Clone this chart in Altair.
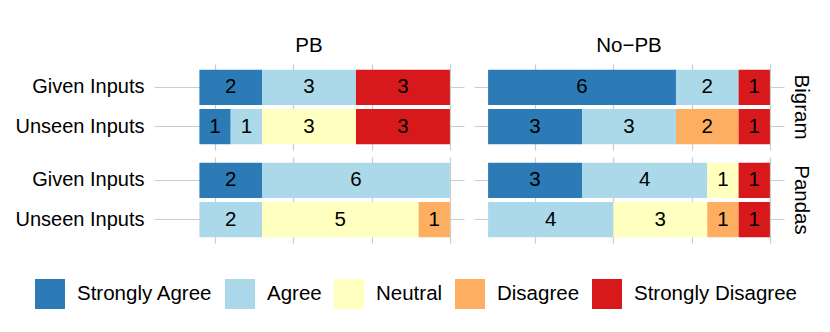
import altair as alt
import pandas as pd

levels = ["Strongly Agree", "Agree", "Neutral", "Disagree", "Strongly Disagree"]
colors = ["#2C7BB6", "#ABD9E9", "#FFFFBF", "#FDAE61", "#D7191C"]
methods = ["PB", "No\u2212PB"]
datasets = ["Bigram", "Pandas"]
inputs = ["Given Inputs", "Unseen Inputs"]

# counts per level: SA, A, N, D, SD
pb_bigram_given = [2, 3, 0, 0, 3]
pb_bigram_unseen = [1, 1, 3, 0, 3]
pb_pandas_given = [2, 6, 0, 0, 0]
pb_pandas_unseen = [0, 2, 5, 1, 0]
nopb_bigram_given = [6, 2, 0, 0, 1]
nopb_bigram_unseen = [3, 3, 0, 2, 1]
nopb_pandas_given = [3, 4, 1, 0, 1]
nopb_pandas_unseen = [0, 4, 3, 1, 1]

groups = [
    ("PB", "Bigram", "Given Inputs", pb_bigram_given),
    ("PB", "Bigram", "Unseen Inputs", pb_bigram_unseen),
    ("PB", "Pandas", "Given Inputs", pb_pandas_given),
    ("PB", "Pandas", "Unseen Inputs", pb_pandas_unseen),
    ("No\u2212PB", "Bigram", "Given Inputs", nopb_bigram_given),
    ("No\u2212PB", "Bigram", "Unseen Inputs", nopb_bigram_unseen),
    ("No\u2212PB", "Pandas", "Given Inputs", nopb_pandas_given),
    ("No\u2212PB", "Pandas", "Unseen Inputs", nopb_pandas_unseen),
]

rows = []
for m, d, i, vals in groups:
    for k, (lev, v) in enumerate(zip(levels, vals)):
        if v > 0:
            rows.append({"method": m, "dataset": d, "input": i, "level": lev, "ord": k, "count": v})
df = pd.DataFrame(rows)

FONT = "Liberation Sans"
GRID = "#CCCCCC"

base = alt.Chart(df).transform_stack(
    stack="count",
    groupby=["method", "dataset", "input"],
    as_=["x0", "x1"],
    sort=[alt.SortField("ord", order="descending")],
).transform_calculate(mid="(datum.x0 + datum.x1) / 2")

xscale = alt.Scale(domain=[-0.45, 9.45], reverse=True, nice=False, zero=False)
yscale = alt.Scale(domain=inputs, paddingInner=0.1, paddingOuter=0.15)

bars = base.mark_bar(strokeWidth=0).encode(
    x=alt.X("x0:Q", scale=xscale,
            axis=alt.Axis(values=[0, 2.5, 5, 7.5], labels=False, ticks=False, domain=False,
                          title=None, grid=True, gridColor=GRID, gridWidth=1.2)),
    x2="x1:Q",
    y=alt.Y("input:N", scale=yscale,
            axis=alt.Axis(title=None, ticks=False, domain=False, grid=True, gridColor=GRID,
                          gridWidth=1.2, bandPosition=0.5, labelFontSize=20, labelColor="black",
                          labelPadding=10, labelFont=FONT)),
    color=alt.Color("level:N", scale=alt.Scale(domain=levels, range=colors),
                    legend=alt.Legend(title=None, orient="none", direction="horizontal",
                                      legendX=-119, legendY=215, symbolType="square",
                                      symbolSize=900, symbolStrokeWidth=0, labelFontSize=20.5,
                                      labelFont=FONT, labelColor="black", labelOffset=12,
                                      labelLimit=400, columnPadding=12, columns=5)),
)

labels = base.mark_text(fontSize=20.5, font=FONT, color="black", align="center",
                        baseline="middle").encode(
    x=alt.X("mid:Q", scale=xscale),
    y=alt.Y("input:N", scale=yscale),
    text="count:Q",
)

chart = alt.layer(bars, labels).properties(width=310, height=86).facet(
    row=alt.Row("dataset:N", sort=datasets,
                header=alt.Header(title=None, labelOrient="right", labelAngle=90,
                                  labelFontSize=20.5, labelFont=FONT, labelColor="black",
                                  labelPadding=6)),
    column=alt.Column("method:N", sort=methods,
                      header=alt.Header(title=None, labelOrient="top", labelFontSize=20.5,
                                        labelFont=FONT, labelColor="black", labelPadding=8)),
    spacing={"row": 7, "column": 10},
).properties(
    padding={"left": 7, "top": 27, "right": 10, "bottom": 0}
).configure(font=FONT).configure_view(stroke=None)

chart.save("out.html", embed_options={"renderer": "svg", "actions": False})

━━━━━━━━━━

● **Stated goal**
Leave the pictures out and please restate exactly the lines running from the start of the material through the one with "nopb_pandas_unseen = [0, 4, 3, 1, 1]".

● **Result of the exercise**
Clone this chart in Altair.
import altair as alt
import pandas as pd

levels = ["Strongly Agree", "Agree", "Neutral", "Disagree", "Strongly Disagree"]
colors = ["#2C7BB6", "#ABD9E9", "#FFFFBF", "#FDAE61", "#D7191C"]
methods = ["PB", "No\u2212PB"]
datasets = ["Bigram", "Pandas"]
inputs = ["Given Inputs", "Unseen Inputs"]

# counts per level: SA, A, N, D, SD
pb_bigram_given = [2, 3, 0, 0, 3]
pb_bigram_unseen = [1, 1, 3, 0, 3]
pb_pandas_given = [2, 6, 0, 0, 0]
pb_pandas_unseen = [0, 2, 5, 1, 0]
nopb_bigram_given = [6, 2, 0, 0, 1]
nopb_bigram_unseen = [3, 3, 0, 2, 1]
nopb_pandas_given = [3, 4, 1, 0, 1]
nopb_pandas_unseen = [0, 4, 3, 1, 1]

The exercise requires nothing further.